Learning to step away from judgment

Being a parent sucks sometimes. It sucks because of the judgements. And before anyone even considers saying “I don’t judge other parents” let me just stop you right there. Stop lying. You judge everyone. We all do, it’s human nature. The differences lie in how we do it, and how we respond to it.  I am working on accepting that my way of parenting will not suit a friend, or an acquaintance or even a family member. I have learned the hard way not to post snark about other moms no matter what I may be thinking, and I try to remember that we are our own harshest critics, we don’t judgment raining down on us from every other mother in the world.

I spend a huge chunk of my life judging myself, and finding myself lacking as a mother. Before the holidays I was clearing out our sideboard in the dining room and I came across a folder of papers from when Poppy was in the first grade. I had never seen them before. I couldn’t even recall looking at this folder before it got shoved on a shelf out of the way. I sat and cried. How had I become this forgetful mother, who misses things? How did I become this mother who lets the school stuff take care of itself instead of being involved at every step?
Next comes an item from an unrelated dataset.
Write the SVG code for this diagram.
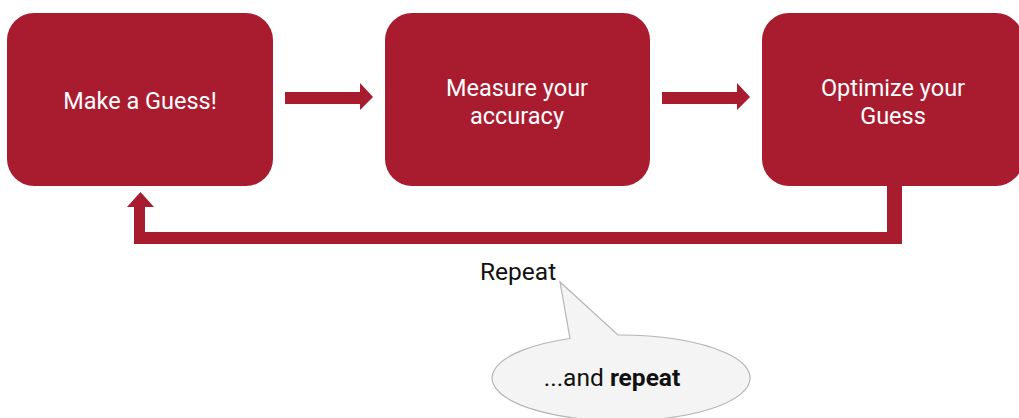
<svg xmlns="http://www.w3.org/2000/svg" width="1019" height="418" viewBox="0 0 1019 418">
  <style>
    .box { fill: #a91c30; }
    .lbl { font-family: Roboto, "Open Sans", "Liberation Sans", sans-serif; font-size: 23.5px; fill: #ffffff; text-anchor: middle; }
    .link { fill: #a91c30; }
    .note { font-family: Roboto, "Open Sans", "Liberation Sans", sans-serif; font-size: 24.5px; fill: #111111; }
  </style>
  <rect width="1019" height="418" fill="#ffffff"/>

  <g id="node-guess">
    <rect class="box" x="7" y="13" width="266" height="173" rx="27"/>
    <text class="lbl" x="140" y="109">Make a Guess!</text>
  </g>
  <g id="node-measure">
    <rect class="box" x="385" y="13" width="265" height="173" rx="27"/>
    <text class="lbl"><tspan x="517" y="96">Measure your</tspan><tspan x="517" y="124">accuracy</tspan></text>
  </g>
  <g id="node-optimize">
    <rect class="box" x="762" y="13" width="261" height="173" rx="27"/>
    <text class="lbl"><tspan x="893" y="96">Optimize your</tspan><tspan x="893" y="124">Guess</tspan></text>
  </g>

  <g id="connectors">
    <!-- guess -> measure -->
    <polygon class="link" points="285,92 360,92 360,83 373,97 360,110 360,104 285,104"/>
    <!-- measure -> optimize -->
    <polygon class="link" points="662,92 737,92 737,83 750,97 737,110 737,104 662,104"/>
    <!-- loop back: optimize -> guess -->
    <polygon class="link" points="887,186 902,186 902,244 134,244 134,207 127,207 140.5,192 154,207 145,207 145,232 887,232"/>
  </g>

  <g id="repeat-label">
    <text class="note" x="480" y="280">Repeat</text>
  </g>

  <g id="callout">
    <!-- speech bubble: ellipse centred at (621,378), rx 129, ry 43, with a tail up to (560,282) -->
    <path d="M570,338.5 L560,282 L618,335 A129,43 0 1 1 570,338.5 Z" fill="#f4f4f4" stroke="#b5b5b5" stroke-width="1.2"/>
    <text class="note" x="612" y="386" text-anchor="middle">...and <tspan font-weight="bold">repeat</tspan></text>
  </g>
</svg>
Sometimes just looking at my Facebook feed is exhausting. I see all the wonderful photos of families doing family things, of day trips, family dinners, school plays, family traditions, extracurricular activities and all kinds of other things we are told we should be doing with our children. I start judging myself and the more I judge myself the harsher the criticisms became.

I judged myself for

  • Not restarting swimming
  • Quitting Daisies
  • Not signing Poppy up for drama even though she asked
  • Not signing Poppy up for STEM – even though she didn’t ask
  • Flaking out on her Chinese lessons
  • Buying her Hatchimal for her birthday
  • Buying her a stuffy from Build-A-Bear
  • Having fun with the damn Elf
  • Not thrifting
  • For my house, not being completely immaculate all of the time
  • For not forcing Poppy to eat whatever is put in front of her
  • For struggling to pay the bills from time to time
  • For not ironing her school uniform this morning so she looked all rumpled
  • For letting her watch TV with commercials
  • For my car being beat up and scruffy
  • Not being able to remember our last family daytrip
  • For never taking Poppy to Storyland
  • For never going to Great Wolf Lodge

Then I realized that this doesn’t matter.

  • Swimming will be there when we decide to go back
  • She didn’t really like Daisies
  • She will go to drama after Christmas
  • She didn’t want to do STEM this year
  • I will message Yen about her Chinese lessons
  • So what she got a Hatchimal? – It brought her great joy during a horrific week
  • Build-A-Bear is part of life
  • The elf is fun – and more importantly Poppy likes it.
  • So I don’t thrift it’s not a big deal. I donate toys, books and clothes year round.
  • I work full time, I can’t keep my house like something out of a magazine, it is a home not a museum
  • I was picky. I survived. Poppy will survive.
  • We pay the bills. We have no debts beyond the mortgage.
  • She was rumpled this morning, it’s not the end of the world
  • Her brain is not going to rot due to commercials, I am not a bad mother because she sees them
  • So what if my car is scruffy? I own it free and clear.
  • We have years of family trips ahead of us
  • Poppy doesn’t know what Storyland is, nor does she know what Great Wolf Lodge is – she will survive.

So judge away. I am going to try not to care. My child wants for nothing, she is adored, she is cherished, she is loved and yes, she is spoiled. But, and this is key, she is smart, she is funny, she is compassionate, she is a faithful and loyal friend who is unfailingly kind to everyone and everything.

As a family we have been through 2 pretty brutal years, but we are alive, and we are together and I hope that we are stronger than ever. We have made mistakes, we are learning from them, and we are growing. There is a new year rapidly approaching and I hope that this year will be a turning point for us, a new start with renewed energy and health and happiness.